According to reports from the Centers for Disease Control and Prevention (CDC), more than 5 million people are afflicted with heart failure related diseases, and about half of these will die within the span of 5 years.
But, good news: innovative scientists from the Indiana University School of Medicine, led by Dr. Ching-Pin Chang have been able to single out a relatively unknown molecule until recently which shows high potential in preventing or perhaps curing the said heart condition.
In an experiment which involved mice with heart failure as experimental subjects, the scientists were able to discover the molecule Myheart. By increasing the levels of this molecule in afflicted mice, they were able to decrease the progression of complicating heart problems into a stop.

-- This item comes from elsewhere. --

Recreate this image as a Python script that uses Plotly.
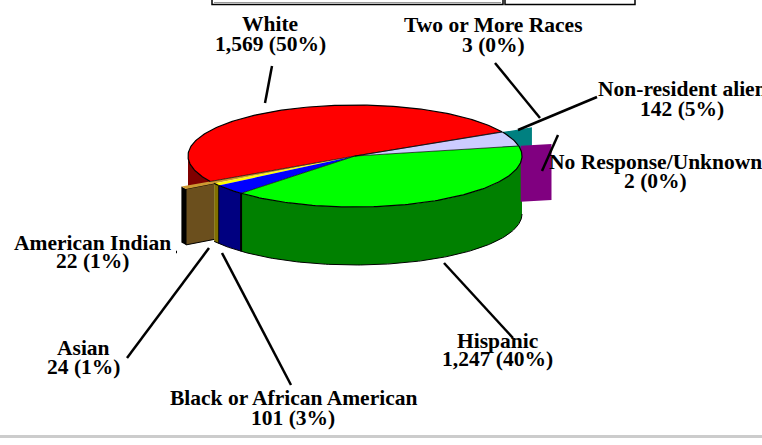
import numpy as np
import plotly.graph_objects as go

# ---- data ----
categories = ["White", "American Indian", "Asian", "Black or African American",
              "Hispanic", "No Response/Unknown", "Non-resident alien", "Two or More Races"]
values = [1569, 22, 24, 101, 1247, 2, 142, 3]

# ---- style ----
top_colors = ["#FF0000", "#CC9933", "#FFFF00", "#0000FF", "#00FF00", "#800080", "#CCCCFF", "#008080"]
side_colors = ["#800000", "#6B4F1D", "#807000", "#000080", "#008000", "#800080", "#8080A0", "#008080"]
radius_factor = [1, 1.2, 1, 1, 1, 1.2, 1, 1.2]

CX, CY, RX, RY, DEPTH, DEPTH_X = 355, 156, 167, 51, 58, 56
START = 28.35
FONT = "Liberation Serif"
FS = 21.5

total = sum(values)
edges = START + np.concatenate([[0], np.cumsum(values)]) / total * 360


def px(theta, r=1.0):
    return CX + r * RX * np.cos(np.radians(theta))


def py(theta, r=1.0, drop=0):
    return CY - r * RY * np.sin(np.radians(theta)) + drop


fig = go.Figure()


def poly(xs, ys, fill, line=None, width=1):
    fig.add_trace(go.Scatter(
        x=list(xs), y=list(ys), mode="lines", fill="toself", fillcolor=fill,
        line=dict(color=line or fill, width=width if line else 0),
        hoverinfo="skip", showlegend=False))


def stroke(xs, ys, width=1, color="#000000"):
    fig.add_trace(go.Scatter(
        x=list(xs), y=list(ys), mode="lines", line=dict(color=color, width=width),
        hoverinfo="skip", showlegend=False))


def radial_face(theta, r0, r1, fill, line=None):
    poly([px(theta, r0), px(theta, r1), px(theta, r1), px(theta, r0)],
         [py(theta, r0), py(theta, r1), py(theta, r1, DEPTH_X), py(theta, r0, DEPTH_X)],
         fill, line)


# back exploded face (Two or More Races)
i_two = categories.index("Two or More Races")
radial_face(edges[i_two], 1.0, radius_factor[i_two], side_colors[i_two])

# cylinder side of the main pie
for i in range(len(values)):
    a, b = max(edges[i], 180), min(edges[i + 1], 360)
    if b <= a or radius_factor[i] != 1:
        continue
    t = np.linspace(a, b, 60)
    xs = np.concatenate([px(t), px(t[::-1])])
    ys = np.concatenate([py(t), py(t[::-1], 1, DEPTH)])
    poly(xs, ys, side_colors[i])
t = np.linspace(edges[2], 360, 160)
stroke(px(t), py(t, 1, DEPTH))
for k, w in ((3, 1), (4, 2)):
    stroke([px(edges[k])] * 2, [py(edges[k]), py(edges[k], 1, DEPTH)], width=w)

# exploded face (No Response/Unknown)
i_nr = categories.index("No Response/Unknown")
radial_face(edges[i_nr], 1.012, radius_factor[i_nr], side_colors[i_nr])

# exploded slab (American Indian)
i_ai = categories.index("American Indian")
a, b, r = edges[i_ai], edges[i_ai + 1], radius_factor[i_ai]
t = np.linspace(a, b, 8)
poly(np.concatenate([px(t, r), px(t[::-1], r)]),
     np.concatenate([py(t, r), py(t[::-1], r, DEPTH_X)]), "#000000")
radial_face(b, 1.0, r, side_colors[i_ai], line="#000000")

# top faces
for i in range(len(values)):
    r = radius_factor[i]
    t = np.linspace(edges[i], edges[i + 1], max(3, int(values[i] / total * 360)))
    poly(np.concatenate([[CX], px(t, r), [CX]]),
         np.concatenate([[CY], py(t, r), [CY]]), top_colors[i])

# thin radial separators and rim outline on the top face
for k in (0, 1, 4, 5, 7):
    stroke([CX, px(edges[k])], [CY, py(edges[k])], width=0.7)
for i in range(len(values)):
    if radius_factor[i] == 1:
        t = np.linspace(edges[i], edges[i + 1], max(3, int(values[i] / total * 360)))
        stroke(px(t), py(t), width=1.2)

# ---- leader lines and frame ----
leaders = [(272, 66, 265, 103), (495, 63, 540, 118), (597, 97, 518, 130),
           (558, 135, 542, 171), (176, 252, 177, 252), (209, 248, 127, 358),
           (222, 253, 291, 385), (444, 263, 513, 338)]
shapes = [dict(type="line", x0=a, y0=b, x1=c, y1=d, line=dict(color="#000000", width=2.5))
          for a, b, c, d in leaders]
shapes += [
    dict(type="rect", x0=212, x1=503, y0=-5, y1=4.5, line=dict(color="#000000", width=1.5), fillcolor="#FFFFFF"),
    dict(type="rect", x0=505, x1=635, y0=-5, y1=4.5, line=dict(color="#000000", width=1.5), fillcolor="#FFFFFF"),
    dict(type="line", x0=214, x1=501, y0=2.5, y1=2.5, line=dict(color="#999999", width=1)),
    dict(type="rect", x0=0, x1=762, y0=435, y1=438, line=dict(width=0), fillcolor="#CCCCCC"),
]

# ---- labels: name line, then value line ----
label_pos = {
    "White": (270, 24, 44), "American Indian": (92, 243, 261), "Asian": (83, 348, 367),
    "Black or African American": (293, 398, 418), "Hispanic": (497, 341, 359),
    "No Response/Unknown": (655, 162, 181), "Non-resident alien": (682, 89, 109),
    "Two or More Races": (493, 25, 45),
}
ann = []
for name, v in zip(categories, values):
    x, y1, y2 = label_pos[name]
    for y, text in ((y1, name), (y2, f"{v:,} ({round(v / total * 100)}%)")):
        ann.append(dict(x=x, y=y, text=text, showarrow=False, xanchor="center", yanchor="middle",
                        font=dict(family=FONT, size=FS, color="#000000", weight=700)))

fig.update_layout(
    width=762, height=445, margin=dict(l=0, r=0, t=0, b=0),
    paper_bgcolor="#FFFFFF", plot_bgcolor="#FFFFFF", showlegend=False,
    xaxis=dict(range=[0, 762], visible=False, fixedrange=True),
    yaxis=dict(range=[445, 0], visible=False, fixedrange=True),
    shapes=shapes, annotations=ann,
)
fig.write_html("out.html", config={"displayModeBar": False},
               post_script="document.body.style.margin='0';document.body.style.overflow='hidden';")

The Myheart molecule is a myosin heavy-chain-associated RNA transcript, a non-coding RNA which has a direct effect on the BRG1 protein, which is subsequently responsible for the development and growth of the heart in fetuses. According to lead scientist Dr. Chang, "I think of Myheart as a molecular crowbar that pries BRG1 off the genomic DNA and prevents it from manipulating genetic ability." It may be thought of having the molecule simply stop the effects caused by increased BRG1 especially in specimens having difficulty pumping oxygenated blood throughout the body, according to a press release statement.
With the preliminary method of transfer technology of Myheart to the mice specimen, they are now on the next step in trying to mimic or duplicate for humans. Since the Myheart molecule is quite large as a molecule to be used as a treatment drug for human physiology, scientists are now looking for means to make a smaller molecular version to make it fully utilizable for humans.
Until such a time that human Myheart medication is achieved, scientists and doctors are keen on advising individuals, especially those who are obese, to prioritize losing excess weight and having a proper balance of diet and exercise to lessen the complications leading to heart failure.